Madness, intimate violence, and Stalin’s Barber
Love him or hate him for it, but Nabokov excels at depicting the exquisite intimacy of violence and the deliberate way one person exerts power over another. (For those who have read Nabokov’s most famous book, just recall Humbert Humbert erasing Lolita’s humanity as he recounts his appalling behavior in the novel’s sofa scene.)
A December 23 Washington Post review of a new novel about Soviet Russia reminded me of how the background threat of violence can carry a reader or viewer deep into a tale. Think of the most refined version of Hitchcock’s bomb-under-the-table scenario and how it’s amplified when one character contemplates in the moment whether or not to harm another.
In Stalin’s Barber, author Paul Levitt tells the story of Razeer Shtube, a Jewish man fleeing fascism and anti-Semitism in Albania for the bright promise of Soviet life under Stalin in 1930s Russia. The main character eventually ends up as barber to Stalin himself. Having been disabused of his notion of the magnificence of life in the Soviet Union, he comes to imagine how he might kill the monster who sits vulnerable before him. But like Nabokov, Levitt is smart enough to inject a kind of horrible comedy into the situation: the barber knows that the paranoid Stalin has body doubles, so the protagonist remains uncertain whether an assassination attempt would even eliminate the right man.
Looking at Levitt’s CV online, I noticed that he had done a talk titled “Stalin’s Barber” at a European history conference in 2009. Asked last week by email about historical source material for his book, he mentioned that the talk he gave is also posted as a PDF. It reveals the lengths to which he went to give his story historical context—including nosing around for information about Stalin’s real barber, Karl Pauker, a former Hungarian hairdresser for the Budapest Opera.
Levitt spun his idea out from there, inventing his imaginary barber’s life. “I heretically think that some fiction and poetry can teach us more about the Soviets than the major biographies and histories,” he said in his 2009 talk, suggesting that at times fictional works can “communicate the truth in ways that primary sources cannot.”
This idea of a monstrous villain vulnerable to his barber recalls Nabokov’s short story “Razor,” in which the narrator, an émigré veteran of the Russian Civil War, endured a horrifying interrogation years ago in the Ukrainian city of Kharkov. (Nabokov would likely have known that Kharkov had been a particularly bloody prize in that war, having been traded back and forth between White and Red Army forces.) Now a barber in Berlin, the narrator one day recognizes his torturer sitting before him, a client in his barber’s chair. He contemplates killing the man. As he begins to shave his former interrogator, the barber reveals who he is, and then…

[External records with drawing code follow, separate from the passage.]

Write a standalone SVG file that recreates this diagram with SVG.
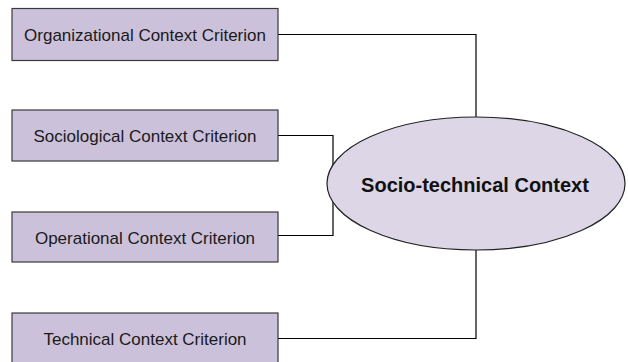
<svg xmlns="http://www.w3.org/2000/svg" width="628" height="362" viewBox="0 0 628 362">
<style>
.box{fill:#CCC1DA;stroke:#3a3a3a;stroke-width:1.2}
.lbl{font-family:"Liberation Sans",Arial,sans-serif;font-size:17px;fill:#1a1a1a;text-anchor:middle}
.conn{fill:none;stroke:#000;stroke-width:1.2}
.ell{fill:#DCD6E6;stroke:#222;stroke-width:1.2}
.big{font-family:"Liberation Sans",Arial,sans-serif;font-size:20px;font-weight:bold;fill:#111;text-anchor:middle}
</style>
<rect width="628" height="362" fill="#fff"/>
<g id="connectors">
<path class="conn" d="M278,34.5 H476 V117"/>
<path class="conn" d="M278,135.5 H333 V235.5 H278"/>
<path class="conn" d="M278,338.5 H476 V250"/>
</g>
<g id="n1">
<rect class="box" x="12" y="8.5" width="266" height="52"/>
<text class="lbl" x="145" y="41">Organizational Context Criterion</text>
</g>
<g id="n2">
<rect class="box" x="12" y="110" width="266" height="51"/>
<text class="lbl" x="145" y="142">Sociological Context Criterion</text>
</g>
<g id="n3">
<rect class="box" x="12" y="212" width="266" height="50"/>
<text class="lbl" x="145" y="243.5">Operational Context Criterion</text>
</g>
<g id="n4">
<rect class="box" x="12" y="313" width="266" height="52"/>
<text class="lbl" x="145" y="344.5">Technical Context Criterion</text>
</g>
<g id="center">
<ellipse class="ell" cx="476" cy="183.5" rx="149" ry="66.5"/>
<text class="big" x="475" y="192">Socio-technical Context</text>
</g>
</svg>
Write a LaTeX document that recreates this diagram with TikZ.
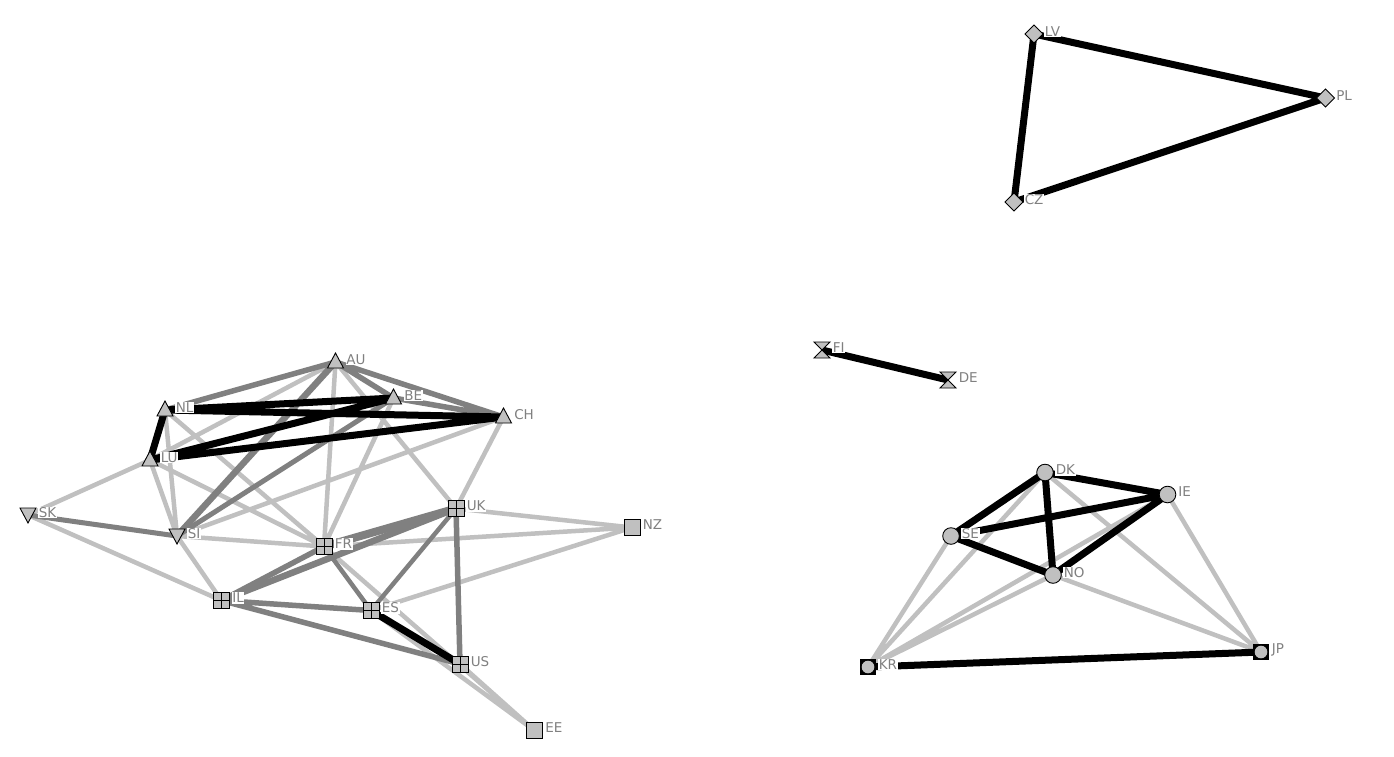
\documentclass[tikz,border=0pt]{standalone}
\usepackage{fontspec}
\setmainfont{DejaVu Sans}
\definecolor{lg}{RGB}{192,192,192}
\definecolor{mg}{RGB}{128,128,128}
\tikzset{
  blk/.style={line width=7pt, black},
  med/.style={line width=5.5pt, mg},
  lig/.style={line width=4.5pt, lg},
  shp/.style={fill=lg, draw=black, line width=0.9pt, line join=miter},
  lbl/.style={anchor=west, fill=white, inner sep=0.6pt, text=mg, font=\fontsize{13.5}{14}\selectfont},
  triup/.pic={\draw[shp] (-8,6)--(8,6)--(0,-9)--cycle;},
  tridown/.pic={\draw[shp] (-8,-7)--(8,-7)--(0,8)--cycle;},
  gridsq/.pic={\draw[shp] (-8,-8) rectangle (8,8); \draw[line width=0.9pt] (-8,0)--(8,0) (0,-8)--(0,8);},
  plainsq/.pic={\draw[shp] (-8,-8) rectangle (8,8);},
  dot/.pic={\draw[shp] (0,0) circle (8.3);},
  boxdot/.pic={\fill[black] (-8,-8) rectangle (8,8); \fill[lg] (0,0) circle (6.3);},
  diam/.pic={\draw[shp] (-9,0)--(0,-9)--(9,0)--(0,9)--cycle;},
  hglass/.pic={\draw[shp] (-8,-8)--(8,-8)--(-8,8)--(8,8)--cycle;},
}
\begin{document}
\begin{tikzpicture}[x=1pt,y=-1pt]
\useasboundingbox (0,0) rectangle (1394,756);
\fill[white] (0,0) rectangle (1394,756);
% coordinates
\coordinate (AU) at (335.5,362);
\coordinate (BE) at (393.5,398);
\coordinate (CH) at (503.5,417);
\coordinate (NL) at (165,410);
\coordinate (LU) at (150,460);
\coordinate (SK) at (28,515);
\coordinate (SI) at (177,536);
\coordinate (IL) at (221.5,600.5);
\coordinate (FR) at (324,546.5);
\coordinate (UK) at (456,508.5);
\coordinate (NZ) at (632,527.5);
\coordinate (ES) at (371,610.5);
\coordinate (US) at (460,664);
\coordinate (EE) at (534.5,730.5);
\coordinate (DK) at (1045,472.5);
\coordinate (IE) at (1167.5,494.5);
\coordinate (SE) at (951,536);
\coordinate (NO) at (1053,575);
\coordinate (KR) at (868,667);
\coordinate (JP) at (1261,652);
\coordinate (LV) at (1034,34);
\coordinate (PL) at (1325.5,98);
\coordinate (CZ) at (1014,202);
\coordinate (FI) at (822,350);
\coordinate (DE) at (948,380);
% light edges
\draw[lig] (AU)--(LU) (AU)--(FR) (AU)--(UK) (BE)--(FR) (CH)--(SI) (CH)--(UK)
  (NL)--(SI) (NL)--(FR) (LU)--(SI) (LU)--(FR) (LU)--(SK) (SK)--(IL)
  (SI)--(FR) (SI)--(IL) (UK)--(NZ) (FR)--(NZ) (ES)--(NZ)
  (FR)--(EE) (ES)--(EE) (US)--(EE);
\draw[lig] (KR)--(SE) (KR)--(DK) (KR)--(NO) (KR)--(IE) (JP)--(DK) (JP)--(NO) (JP)--(IE);
% medium edges
\draw[med] (AU)--(NL) (AU)--(BE) (AU)--(CH) (BE)--(CH);
\draw[med, line width=6.5pt] (AU)--(SI);
\draw[med, line width=5pt] (BE)--(SI) (SK)--(SI);
\draw[med, line width=8pt] (FR)--(UK);
\draw[med, line width=6.5pt] (IL)--(UK);
\draw[med] (IL)--(FR) (IL)--(ES) (IL)--(US) (UK)--(US);
\draw[med, line width=4.5pt] (FR)--(ES) (UK)--(ES);
% black edges
\draw[blk] (NL)--(LU) (NL)--(BE) (NL)--(CH) (LU)--(BE) (LU)--(CH) (ES)--(US);
\draw[blk] (DK)--(SE) (DK)--(IE) (DK)--(NO) (SE)--(IE) (SE)--(NO) (NO)--(IE) (KR)--(JP);
\draw[blk] (LV)--(PL) (LV)--(CZ) (CZ)--(PL) (FI)--(DE);
% node shapes
\foreach \n in {AU,BE,CH,NL,LU} {\pic at (\n) {triup};}
\foreach \n in {SK,SI} {\pic at (\n) {tridown};}
\foreach \n in {FR,UK,IL,ES,US} {\pic at (\n) {gridsq};}
\foreach \n in {NZ,EE} {\pic at (\n) {plainsq};}
\foreach \n in {DK,IE,SE,NO} {\pic at (\n) {dot};}
\foreach \n in {KR,JP} {\pic at (\n) {boxdot};}
\foreach \n in {LV,PL,CZ} {\pic at (\n) {diam};}
\foreach \n in {FI,DE} {\pic at (\n) {hglass};}
% labels
\foreach \n in {AU,BE,CH,NL,LU,SK,SI,FR,UK,IL,ES,US,NZ,EE,DK,IE,SE,NO,KR,JP,LV,PL,CZ,FI,DE}
  {\node[lbl] (\n-lab) at ([xshift=10pt,yshift=2.5pt]\n) {\n};}
\end{tikzpicture}
\end{document}
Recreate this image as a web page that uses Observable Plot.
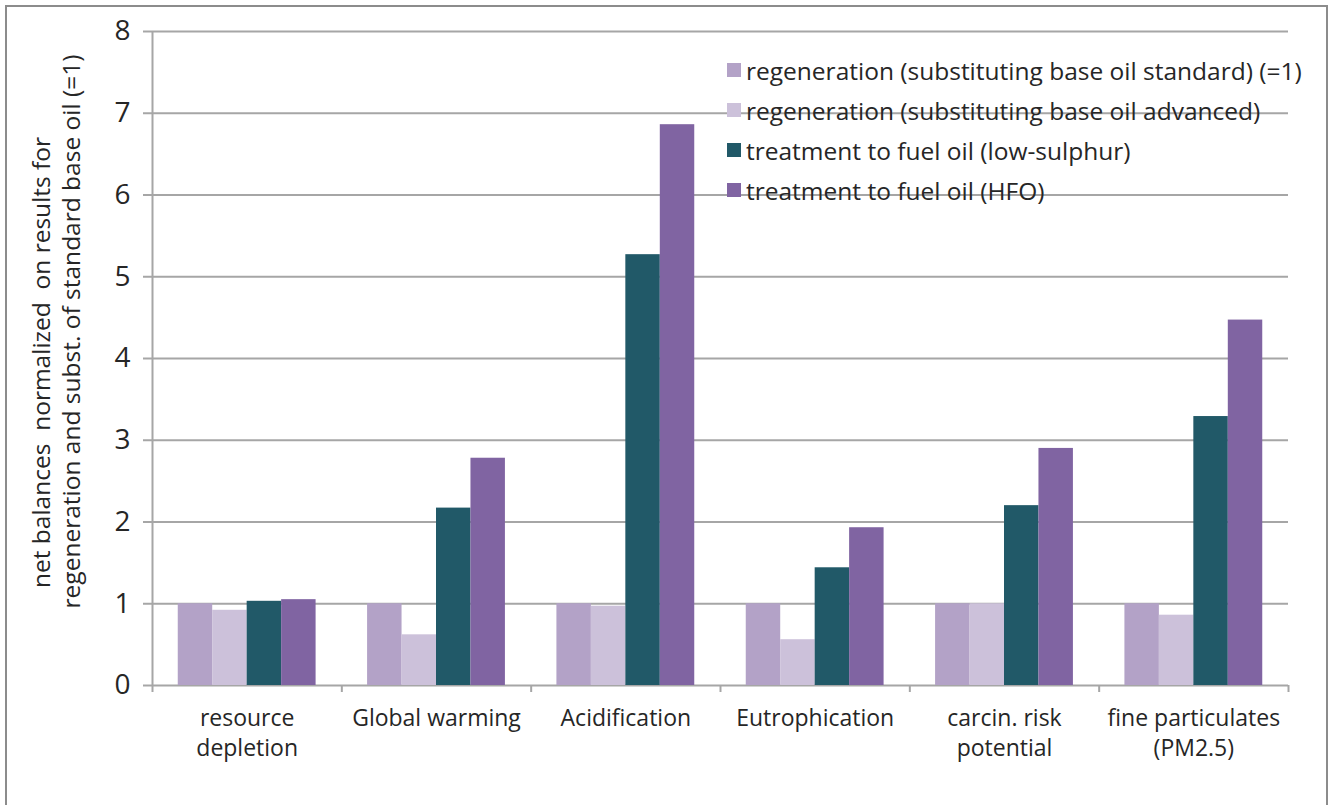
<!DOCTYPE html>
<html>
<head>
<meta charset="utf-8">
<script src="https://cdn.jsdelivr.net/npm/d3@7"></script>
<script src="https://cdn.jsdelivr.net/npm/@observablehq/plot@0.6"></script>
<style>
  html, body { margin: 0; padding: 0; background: #fff; }
  #wrap { position: relative; width: 1334px; height: 805px; overflow: hidden; font-family: "Open Sans", sans-serif; }
  #border { position: absolute; left: 5px; top: 5px; width: 1323px; height: 820px; border: 2px solid #8c8c8c; box-sizing: border-box; pointer-events: none; }
  #legend { position: absolute; left: 727px; top: 50px; font-size: 24.5px; color: #262626; }
  #legend .row { display: flex; align-items: center; height: 40px; white-space: nowrap; }
  #legend .sw { width: 14px; height: 14px; margin-right: 5px; }
</style>
</head>
<body>
<div id="wrap">
  <div id="chart"></div>
  <div id="legend"></div>
  <div id="border"></div>
</div>
<script>
const categories = ["resource\ndepletion", "Global warming", "Acidification", "Eutrophication", "carcin. risk\npotential", "fine particulates\n(PM2.5)"];
const seriesNames = [
  "regeneration (substituting base oil standard) (=1)",
  "regeneration (substituting base oil advanced)",
  "treatment to fuel oil (low-sulphur)",
  "treatment to fuel oil (HFO)"
];
const regenStandard = [1.00, 1.00, 1.00, 1.00, 1.00, 1.00];
const regenAdvanced = [0.92, 0.62, 0.97, 0.56, 1.00, 0.86];
const fuelLowSulphur = [1.03, 2.17, 5.27, 1.44, 2.20, 3.29];
const fuelHFO = [1.05, 2.78, 6.86, 1.93, 2.90, 4.47];
const yTicks = [0, 1, 2, 3, 4, 5, 6, 7, 8];
const yTitleLine1 = "net balances  normalized  on results for";
const yTitleLine2 = "regeneration and subst. of standard base oil (=1)";
const colors = ["#b3a2c7", "#ccc1da", "#215968", "#8064a2"];

const seriesValues = [regenStandard, regenAdvanced, fuelLowSulphur, fuelHFO];
const rows = [];
categories.forEach((c, ci) => {
  seriesNames.forEach((s, si) => {
    rows.push({category: c, ci, series: s, si, value: seriesValues[si][ci]});
  });
});

// layout: each category occupies one unit on x; bars take BAR_W each, group centered
const BAR_W = 0.182;
const PAD = (1 - 4 * BAR_W) / 2;

const gridColor = "#a6a6a6";
const textColor = "#262626";

const chart = Plot.plot({
  width: 1334,
  height: 805,
  marginLeft: 152,
  marginRight: 46,
  marginTop: 31,
  marginBottom: 120,
  style: {fontFamily: "Open Sans, sans-serif", background: "transparent", color: textColor},
  x: {domain: [0, categories.length], axis: null},
  y: {domain: [0, 8], axis: null},
  color: {domain: seriesNames, range: colors},
  marks: [
    Plot.ruleY(yTicks, {stroke: gridColor, strokeWidth: 2}),
    Plot.ruleX([0], {y1: 0, y2: 8, stroke: gridColor, strokeWidth: 2}),
    Plot.axisY({ticks: yTicks, label: null, tickSize: 9, tickPadding: 13, fontSize: 28, stroke: gridColor, strokeWidth: 2, fill: textColor, tickFormat: d => d}),
    Plot.axisX({ticks: d3.range(0, categories.length + 1), label: null, tickSize: 7, tickFormat: () => "", stroke: gridColor, strokeWidth: 2}),
    Plot.axisX({ticks: d3.range(categories.length).map(i => i + 0.5), label: null, tickSize: 0, tickPadding: 19, fontSize: 23, fill: textColor, lineHeight: 1.3, tickFormat: d => categories[Math.floor(d)]}),
    Plot.rectY(rows, {
      x1: d => d.ci + PAD + d.si * BAR_W,
      x2: d => d.ci + PAD + (d.si + 1) * BAR_W,
      y: "value",
      fill: "series"
    }),
    Plot.text([yTitleLine1], {
      frameAnchor: "left", textAnchor: "middle", rotate: -90, dx: -110, dy: 4, fontSize: 24.5, fill: textColor, text: d => d
    }),
    Plot.text([yTitleLine2], {
      frameAnchor: "left", textAnchor: "middle", rotate: -90, dx: -80, dy: -27, fontSize: 24.5, fill: textColor, text: d => d
    })
  ]
});
document.getElementById("chart").appendChild(chart);

const legend = document.getElementById("legend");
seriesNames.forEach((s, i) => {
  const row = document.createElement("div");
  row.className = "row";
  const sw = document.createElement("div");
  sw.className = "sw";
  sw.style.background = colors[i];
  const t = document.createElement("span");
  t.textContent = s;
  row.appendChild(sw);
  row.appendChild(t);
  legend.appendChild(row);
});
</script>
</body>
</html>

Well, I don’t want to spoil the story, even though it’s not one of Nabokov’s best. Go read it for yourself.
Levitt’s protagonist is Razeer; Nabokov’s is nicknamed “Razor.” And there are other parallels between Levitt’s story and Nabokov’s fiction. In a world gone mad, a family member in Stalin’s Barber ends up—where else?—in the madhouse. The Post review describes how the man,
…an idealistic doctor, is sent to work in a mental institution where political dissidents are confined; they are, of course, among the sanest people in the novel. In one touching episode, the doctor loses his heart to a beautiful aristocrat who is kept in solitary confinement; they become prisoners together, talking about art and poetry and music, indifferent to the mad world they have left behind.
Political dissidents subjected to psychiatric abuse in the Soviet Union are part of the past that The Secret History touches on, suggesting that Nabokov may have spun one of his most fanciful novels from real-world reports of involuntary mental health treatment in Russia.
But in his own life, fearful of causing harm to dissidents, Nabokov refrained from speaking out on behalf of these prisoners until well into his sixth decade in exile. By 1974, Nabokov finally believed he might do more good than harm. Drawing attention to the case of Vladimir Bukovsky—who had been held for years in a psychiatric hospital before being sent to a labor camp—Nabokov posted a public letter calling for everyone who had any influence to “do whatever can be done to help that courageous and precious man.”
Nabokov created stories that explicitly delve into madness and imprisonment, including his novels Invitation to a Beheading and Bend Sinister. In The Secret History, I argue that this theme is central to nearly every novel he wrote across four decades, but that we’ve missed its presence or meaning in his most famous works.
Visiting two stores hoping to get a copy of Stalin’s Barber, I was out of luck—both had sold out. At my local library, the wait list stood eleven deep for their lone copy. (I’m sure The Washington Post will be pleased to know it still packs a punch with local readers.) So for now I’ve settled for ordering the book. Given Levitt’s attention to comedy and insanity undergirded by the all-too-real horrors of the century, I will definitely be reading this one, and may write about it again after I do.